[Provided material]
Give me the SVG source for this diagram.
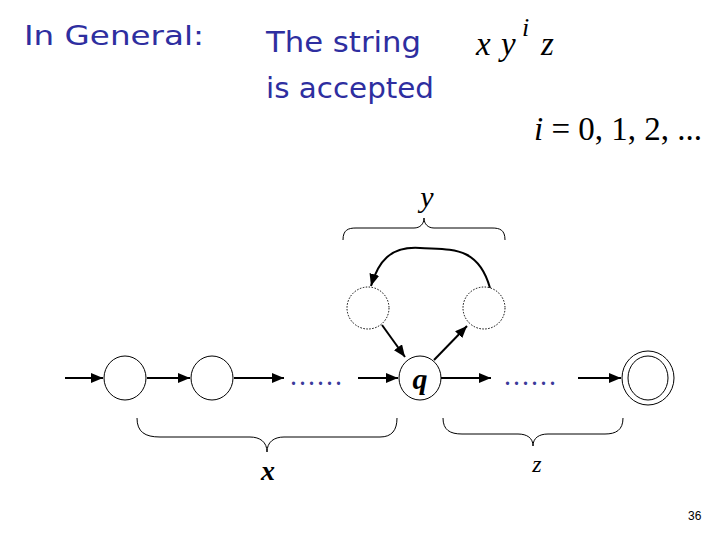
<svg xmlns="http://www.w3.org/2000/svg" width="720" height="540" viewBox="0 0 720 540">
<defs>
<marker id="ah" viewBox="0 0 12 10" refX="12" refY="5" markerWidth="12" markerHeight="10" markerUnits="userSpaceOnUse" orient="auto"><path d="M0,0 L12,5 L0,10 z" fill="#000"/></marker>
<style>
.st{fill:#fff;stroke:#000;stroke-width:1}
.dot{fill:#fff;stroke:#000;stroke-width:1;stroke-dasharray:1.5 1.5}
.ed{fill:none;stroke:#000;stroke-width:2;marker-end:url(#ah)}
.br{fill:none;stroke:#000;stroke-width:1}
.hd{font-family:"DejaVu Sans",sans-serif;fill:#2e2ea0}
.m{font-family:"Liberation Serif",serif;fill:#000}
.dots{font-family:"Liberation Serif",serif;fill:#3a3a9a;font-size:20px;font-weight:bold}
</style>
</defs>
<rect width="720" height="540" fill="#fff"/>
<text class="hd" x="24" y="45" font-size="27" textLength="180" lengthAdjust="spacingAndGlyphs">In General:</text>
<text class="hd" x="266" y="52" font-size="29" textLength="155" lengthAdjust="spacingAndGlyphs">The string</text>
<text class="hd" x="266" y="98" font-size="29" textLength="168" lengthAdjust="spacingAndGlyphs">is accepted</text>
<g class="m" font-size="33" font-style="italic">
<text x="476" y="55">x</text>
<text x="501" y="55">y</text>
<text x="522" y="36" font-size="26">i</text>
<text x="541" y="55">z</text>
</g>
<text class="m" x="534" y="140" font-size="34" textLength="168" lengthAdjust="spacingAndGlyphs"><tspan font-style="italic">i</tspan> = 0, 1, 2, ...</text>
<text x="688" y="520" font-family="Liberation Sans,sans-serif" font-size="12" fill="#000">36</text>

<g id="connectors">
<line class="ed" x1="65" y1="378" x2="103" y2="378"/>
<line class="ed" x1="147" y1="378" x2="190" y2="378"/>
<line class="ed" x1="234" y1="378" x2="284" y2="378"/>
<line class="ed" x1="358" y1="378" x2="398" y2="378"/>
<line class="ed" x1="441" y1="378" x2="491" y2="378"/>
<line class="ed" x1="578" y1="378" x2="621" y2="378"/>
<line class="ed" x1="382" y1="325" x2="405" y2="357"/>
<line class="ed" x1="434" y1="360" x2="467" y2="326"/>
<path class="ed" d="M490,288 C478,245 450,250 420,248 C390,246 378,262 371,286"/>
</g>

<g id="dots1"><text class="dots" x="291" y="385" letter-spacing="4">......</text></g>
<g id="dots2"><text class="dots" x="505" y="385" letter-spacing="4">......</text></g>

<g id="s1"><ellipse class="st" cx="125" cy="378" rx="21" ry="22"/></g>
<g id="s2"><ellipse class="st" cx="212" cy="378" rx="21" ry="22"/></g>
<g id="q"><ellipse class="st" cx="420" cy="378" rx="21" ry="22"/><text class="m" x="420" y="389" font-size="30" font-style="italic" font-weight="bold" text-anchor="middle">q</text></g>
<g id="final"><ellipse class="st" cx="648" cy="378" rx="26" ry="27"/><ellipse class="st" cx="648" cy="378" rx="20" ry="22"/></g>
<g id="u1"><ellipse class="dot" cx="368" cy="308" rx="21" ry="21"/></g>
<g id="u2"><ellipse class="dot" cx="484" cy="308" rx="21" ry="21"/></g>

<g id="braceY">
<path class="br" d="M343,240 C343,230 348,228 356,228 L414,228 C420,228 424,224 424,218 C424,224 428,228 434,228 L492,228 C500,228 505,230 505,240"/>
<text class="m" x="427" y="207" font-size="30" font-style="italic" text-anchor="middle">y</text>
</g>
<g id="braceX">
<path class="br" d="M137,418 C137,432 145,437 160,437 L250,437 C260,437 267,442 267,452 C267,442 274,437 284,437 L380,437 C392,437 397,430 397,418"/>
<text class="m" x="268" y="480" font-size="28" font-style="italic" font-weight="bold" text-anchor="middle">x</text>
</g>
<g id="braceZ">
<path class="br" d="M443,418 C443,430 450,434 462,434 L518,434 C527,434 533,438 533,446 C533,438 539,434 548,434 L605,434 C616,434 623,430 623,418"/>
<text class="m" x="537" y="472" font-size="24" font-style="italic" text-anchor="middle">z</text>
</g>
</svg>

[Stated exercise] Set every line down exactly as written, leaving each picture out.

[Exercise result]
Give me the SVG source for this diagram.
<svg xmlns="http://www.w3.org/2000/svg" width="720" height="540" viewBox="0 0 720 540">
<defs>
<marker id="ah" viewBox="0 0 12 10" refX="12" refY="5" markerWidth="12" markerHeight="10" markerUnits="userSpaceOnUse" orient="auto"><path d="M0,0 L12,5 L0,10 z" fill="#000"/></marker>
<style>
.st{fill:#fff;stroke:#000;stroke-width:1}
.dot{fill:#fff;stroke:#000;stroke-width:1;stroke-dasharray:1.5 1.5}
.ed{fill:none;stroke:#000;stroke-width:2;marker-end:url(#ah)}
.br{fill:none;stroke:#000;stroke-width:1}
.hd{font-family:"DejaVu Sans",sans-serif;fill:#2e2ea0}
.m{font-family:"Liberation Serif",serif;fill:#000}
.dots{font-family:"Liberation Serif",serif;fill:#3a3a9a;font-size:20px;font-weight:bold}
</style>
</defs>
<rect width="720" height="540" fill="#fff"/>
<text class="hd" x="24" y="45" font-size="27" textLength="180" lengthAdjust="spacingAndGlyphs">In General:</text>
<text class="hd" x="266" y="52" font-size="29" textLength="155" lengthAdjust="spacingAndGlyphs">The string</text>
<text class="hd" x="266" y="98" font-size="29" textLength="168" lengthAdjust="spacingAndGlyphs">is accepted</text>
<g class="m" font-size="33" font-style="italic">
<text x="476" y="55">x</text>
<text x="501" y="55">y</text>
<text x="522" y="36" font-size="26">i</text>
<text x="541" y="55">z</text>
</g>
<text class="m" x="534" y="140" font-size="34" textLength="168" lengthAdjust="spacingAndGlyphs"><tspan font-style="italic">i</tspan> = 0, 1, 2, ...</text>
<text x="688" y="520" font-family="Liberation Sans,sans-serif" font-size="12" fill="#000">36</text>

<g id="connectors">
<line class="ed" x1="65" y1="378" x2="103" y2="378"/>
<line class="ed" x1="147" y1="378" x2="190" y2="378"/>
<line class="ed" x1="234" y1="378" x2="284" y2="378"/>
<line class="ed" x1="358" y1="378" x2="398" y2="378"/>
<line class="ed" x1="441" y1="378" x2="491" y2="378"/>
<line class="ed" x1="578" y1="378" x2="621" y2="378"/>
<line class="ed" x1="382" y1="325" x2="405" y2="357"/>
<line class="ed" x1="434" y1="360" x2="467" y2="326"/>
<path class="ed" d="M490,288 C478,245 450,250 420,248 C390,246 378,262 371,286"/>
</g>

<g id="dots1"><text class="dots" x="291" y="385" letter-spacing="4">......</text></g>
<g id="dots2"><text class="dots" x="505" y="385" letter-spacing="4">......</text></g>

<g id="s1"><ellipse class="st" cx="125" cy="378" rx="21" ry="22"/></g>
<g id="s2"><ellipse class="st" cx="212" cy="378" rx="21" ry="22"/></g>
<g id="q"><ellipse class="st" cx="420" cy="378" rx="21" ry="22"/><text class="m" x="420" y="389" font-size="30" font-style="italic" font-weight="bold" text-anchor="middle">q</text></g>
<g id="final"><ellipse class="st" cx="648" cy="378" rx="26" ry="27"/><ellipse class="st" cx="648" cy="378" rx="20" ry="22"/></g>
<g id="u1"><ellipse class="dot" cx="368" cy="308" rx="21" ry="21"/></g>
<g id="u2"><ellipse class="dot" cx="484" cy="308" rx="21" ry="21"/></g>

<g id="braceY">
<path class="br" d="M343,240 C343,230 348,228 356,228 L414,228 C420,228 424,224 424,218 C424,224 428,228 434,228 L492,228 C500,228 505,230 505,240"/>
<text class="m" x="427" y="207" font-size="30" font-style="italic" text-anchor="middle">y</text>
</g>
<g id="braceX">
<path class="br" d="M137,418 C137,432 145,437 160,437 L250,437 C260,437 267,442 267,452 C267,442 274,437 284,437 L380,437 C392,437 397,430 397,418"/>
<text class="m" x="268" y="480" font-size="28" font-style="italic" font-weight="bold" text-anchor="middle">x</text>
</g>
<g id="braceZ">
<path class="br" d="M443,418 C443,430 450,434 462,434 L518,434 C527,434 533,438 533,446 C533,438 539,434 548,434 L605,434 C616,434 623,430 623,418"/>
<text class="m" x="537" y="472" font-size="24" font-style="italic" text-anchor="middle">z</text>
</g>
</svg>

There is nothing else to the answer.